ICD Sewn Timber Shell

CD Sewn Timber Shell © Bai Yu

The Sewn Timber Shell studies the use of robotics and sensing systems in conjunction with garment design and industrial sewing methods to research a new method of constructing tailored wood structures while reconnecting with traditional craftsmanship. Thin sheets of plywood replace the fabric, establishing a new relationship between material pliability and stiffness and, as a result, introducing the loadbearing capability to the unique material system. Sewing is comparable to garment design in that the seams allow for the tailoring of three-dimensional curving forms from a flat sheet material that envelopes the body.

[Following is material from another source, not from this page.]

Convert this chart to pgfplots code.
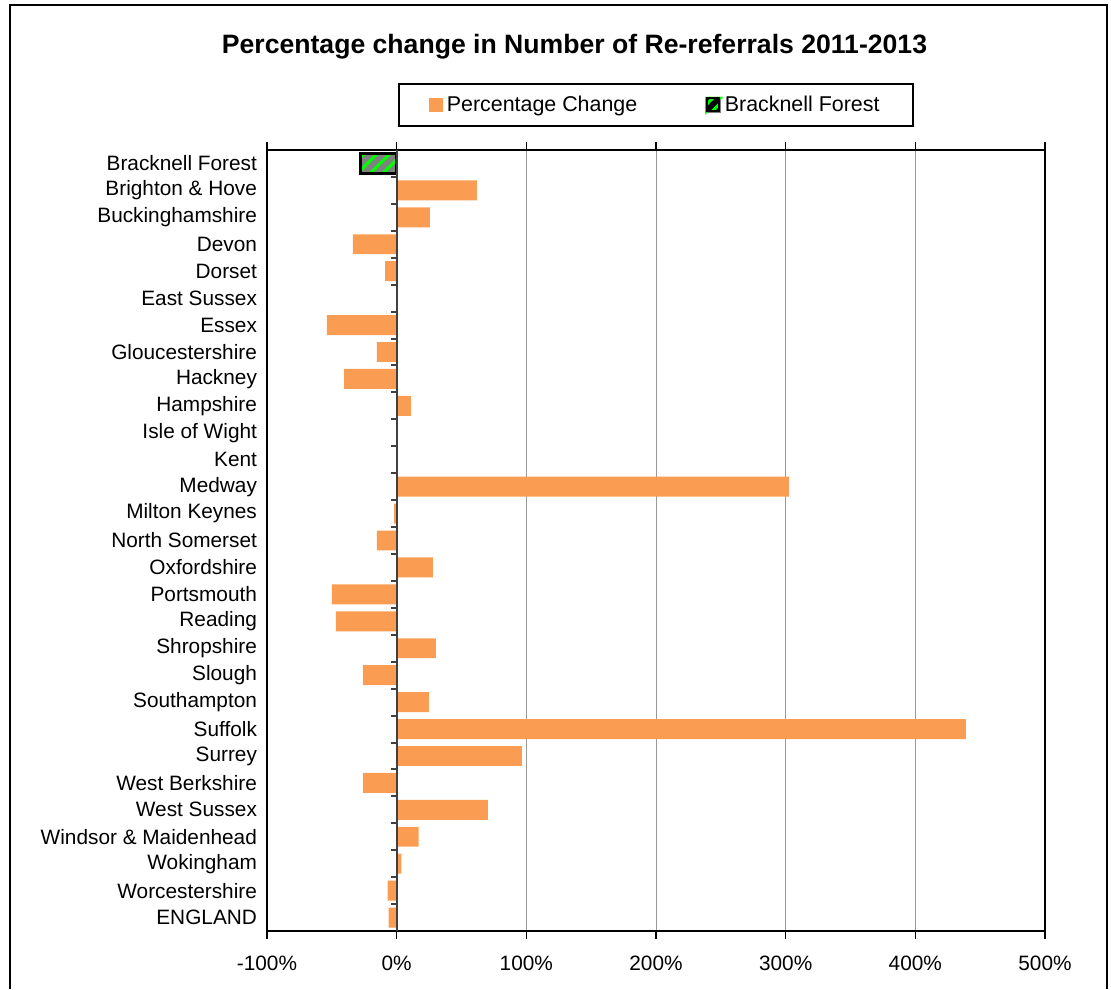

When implemented on a larger scale, the seams form linkages that shape the material based on the elastic bending of wood, resulting in structural capacity and spatial confinement.

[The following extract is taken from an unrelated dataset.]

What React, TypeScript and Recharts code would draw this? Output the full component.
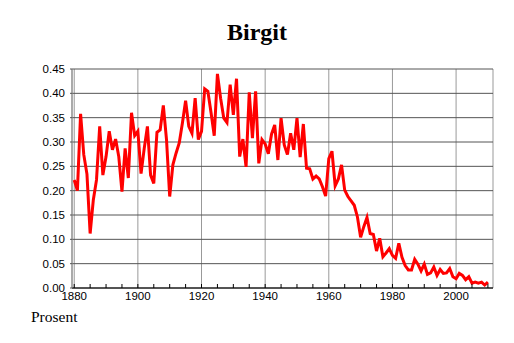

An adaptive robotic manufacturing technique allows for the required scaling-up and the management of the complicated interrelationships between patterning forms and material behavior. In contrast to repetitive manufacturing processes, where automation is based on the execution of preset and completely specified phases, sensing technology allows a real-time workflow that combines material computation with robotic fabrication.

The Stacked Pavilion

The Stacked Pavilion © DFAB Picture

The West Fest Pavilion was designed as a temporary spatial structure with an integrated bar for a big public event organized by Canton Zurich. The wooden construction comprises 16 distorted components consisting of 372 slats. The whole structure is structural support, roof, and building skin all at the same time. A digitally controlled robot cut and precisely arranged the slats according to an algorithmic design. Each part is separately rotated, resulting in a sequence of slightly varied spaces. The logic of the apertures and curvatures, as well as the beautiful features, follow the laws of wood building. The classic wood substance takes on new meaning thanks to digital processing.

Semiramis

Semiramis © Gramazio Kohler Research

Semiramis is an artificial intelligence-driven architectural piece that was built in 2022 at the entrance of a new Tech Cluster Zug in Switzerland. It grows as a vertical urban ecosystem protected for plants and tiny local creatures, as a pioneer for the increasingly intertwined partnership between technology and people. Semiramis was founded by a plethora of synergies and research initiatives in the disciplines of interactive computational design, machine learning, and digital manufacturing. The building is 22.5 meters tall without vegetation and is made up. It is amorphous timber pods supported by eight thin steel supports.

RFS Pavilion

RFS Pavilion © Bob Berg

RFS is a robotically produced wood pavilion that investigates responsible and accurate ways of contributing to low-carbon and innovative construction outlooks. This structure was planned using bespoke algorithms created exclusively for this project and constructed using cutting-edge human-robot collaborative construction. RFS incorporates custom prefabricated wood sub-assemblies made from locally procured short 2×4 dimensional lumber and processes and assembles pieces into finely layered modules using industrial robotic arms.

Limitations of Robotic Fabrication with Wooden Materials

RFS Pavilion © Bob Berg

However, while the use of robotics in woodworking can offer many benefits, there are also several challenges and limitations to consider. Some of the main challenges and limitations include:

  • Cost: one of the main limitations of using robotics in woodworking is the cost of the technology. Robots and other automation equipment may be costly to acquire and maintain, which can be a barrier for some businesses or people.
  • A lack of flexibility: While robots may be incredibly accurate and efficient, their capacity to adjust to changing conditions or unanticipated challenges is restricted. This may make it challenging to employ robots for activities that need a high amount of flexibility or problem-solving.
  • Complexity: Using robots in woodworking might be difficult since programming and other technical abilities are required. This may be a barrier for specific people or companies who lack the appropriate skills or finances to employ robots properly.

Wrapping Things Up

Future Tree © Gramazio Kohler Research

In conclusion, robotics is revolutionizing how we work with wood. With the ability to achieve a high level of precision, speed up the fabrication process, and reduce the risk of injury, it is clear that robotic fabrication is here to stay. Whether cutting, milling, or assembling, robots make creating beautiful and intricate wooden structures and objects more effortless and efficient. As we’ve seen, the current applications of robotic fabrication with wooden materials are truly impressive, demonstrating the evolution of robotics in woodworking over the years. As technology continues to advance, there will likely be further innovations and milestones in the future.

So, let us keep an eye on this intriguing and expanding topic and watch where robots will lead us next.